A new study from Sociable Labs shows that 50% of shoppers are logged into Facebook while shopping on an e-commerce site. While that's interesting data in and of itself, the study does not prove any correlation between sharing on Facebook and shopping on e-commerce sites. In other words, businesses may see that their customers are on Facebook - because, really, who isn't on Facebook, save for the very paranoid - yet the idea of sharing what you buy through the world's largest social network has not, and will not, become a part of the Facebook user's experience. Unless it centers around an e-commerce site like EBay that people already know and trust.

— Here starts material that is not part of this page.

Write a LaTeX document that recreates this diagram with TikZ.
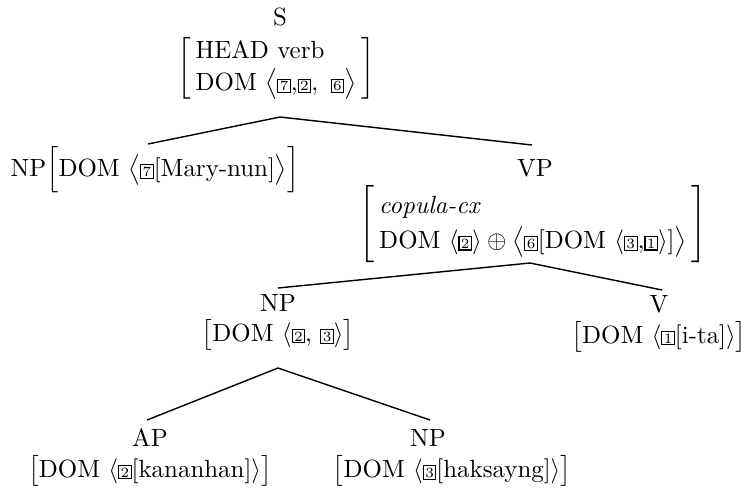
\RequirePackage{fix-cm}
\documentclass[tikz,border=0pt]{standalone}
\usepackage{amsmath}
\usetikzlibrary{calc}
\newcommand{\bx}[1]{{\setlength{\fboxsep}{0.6pt}\setlength{\fboxrule}{0.45pt}\fbox{\fontsize{6}{6}\selectfont #1}}}
\setlength{\arraycolsep}{2pt}
\begin{document}
\begin{tikzpicture}[x=0.4255pt,y=-0.4255pt,
  every node/.append style={font=\fontsize{10.6}{12.7}\selectfont},
  lab/.style={anchor=base,inner sep=0pt},
  avm/.style={inner sep=0pt},
  branch/.style={line width=0.6pt}]
\useasboundingbox (0,0) rectangle (746,489);
% S
\node[lab] (S) at (280,25) {S};
\node[avm] (Savm) at (276,68) {\renewcommand{\arraystretch}{1.08}$\left[\begin{array}{l}\text{HEAD verb}\\ \text{DOM }\bigl\langle\bx7{,}\bx2,\ \bx6\bigr\rangle\end{array}\right]$};
% NP Mary-nun
\node[lab] (NPa) at (155,176) {NP$\Bigl[\text{DOM }\bigl\langle\bx7[\text{Mary-nun}]\bigr\rangle\Bigr]$};
% VP
\node[lab] (VP) at (535,176) {VP};
\node[avm] (VPavm) at (533,224) {\renewcommand{\arraystretch}{1.15}$\left[\begin{array}{l}\textit{copula-cx}\\ \text{DOM }\langle\bx2\rangle\oplus\bigl\langle\bx6[\text{DOM }\langle\bx3{,}\bx1\rangle]\bigr\rangle\end{array}\right]$};
% NP middle
\node[lab] (NPb) at (278,311) {NP};
\node[lab] (NPbavm) at (278,341) {$\bigl[\text{DOM }\langle\bx2{,}\ \bx3\rangle\bigr]$};
% V
\node[lab] (V) at (659,312) {V};
\node[lab] (Vavm) at (659,343) {$\bigl[\text{DOM }\langle\bx1[\text{i-ta}]\rangle\bigr]$};
% AP
\node[lab] (AP) at (150,446) {AP};
\node[lab] (APavm) at (150,477) {$\bigl[\text{DOM }\langle\bx2[\text{kananhan}]\rangle\bigr]$};
% NP haksayng
\node[lab] (NPc) at (428,446) {NP};
\node[lab] (NPcavm) at (452,477) {$\bigl[\text{DOM }\langle\bx3[\text{haksayng}]\rangle\bigr]$};
% branch points
\coordinate (Sa) at (280,117);
\coordinate (SaL) at (148,144);
\coordinate (SaR) at (532,145);
\coordinate (VPa) at (530,263);
\coordinate (VPaL) at (278,288);
\coordinate (VPaR) at (662,290);
\coordinate (NPba) at (278,368);
\coordinate (NPbaL) at (147,420);
\coordinate (NPbaR) at (430,420);
\draw[branch] (SaL) -- (Sa) -- (SaR);
\draw[branch] (VPaL) -- (VPa) -- (VPaR);
\draw[branch] (NPbaL) -- (NPba) -- (NPbaR);
\end{tikzpicture}
\end{document}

Social commerce dashboards like Payvment allow Facebook users to launch free stores on their Facebook pages. Payvment believes in f-commerce, and aims to create a "virtual mall" out of Facebook. More than 100,000 sellers use the app.

Earlier this week a UK-based social commerce app called Shopcade launched. It offers seamless integration with Facebook, 40 million products, real cash rewards and gaming aspects that are supposed to make shopping fun. In an e-mail interview with Shopcade, CEO Nathalie Gaveau suggests that there's still an opportunity to personalize the Facebook shopping experience, and says that is why Shopcade will succeed.

Yet, no matter how much social commerce app creators believe that a personalized f-commerce is the key, there's still a fundamental problem. Facebook began as a space to connect with friends and family, not as a virtual mall. Social commerce evangelists wrongly conflate the social graph and the interest graph in an effort to make f-commerce viable.

In a ReadWriteWeb guest post from David Rogers, a consultant, speaker, author of "The Network Is Your Customer" and a current professor at Columbia Business School, explains the difference between the social graph and the interest graph.
"A social graph is a digital map that says, 'This is who I know.' It may reflect people who the user knows in various ways: as family members, work colleagues, peers met at a conference, high school classmates, fellow cycling club members, friend of a friend, etc. Social graphs are mostly created on social networking sites like Facebook and LinkedIn, where users send reciprocal invites to those they know, in order to map out and maintain their social ties."
The interest graph is a digital map that explains what a user likes.
"Interest graphs are generated by the feeds customers follow (e.g. on Twitter), products they buy (e.g. on Amazon), ratings they create (e.g. on Netflix), searches they run (e.g. on Google), or questions they answer about their tastes (e.g. on services like Hunch)."
The social web, and especially Facebook, has wrongly conflated the two. This is precisely why social commerce apps on Facebook are not taking off.

If anything, integrating a familiar e-commerce platform like EBay into the Facebook ecosystem is how social commerce may actually start to work. It makes Facebook feel less mall-like and more like a space where online transactions can occur.

The Facebook-EBay integration could be seamless and easy. To turn up the personalization aspect a bit, EBay cleverly acquired recommendation technology Hunch.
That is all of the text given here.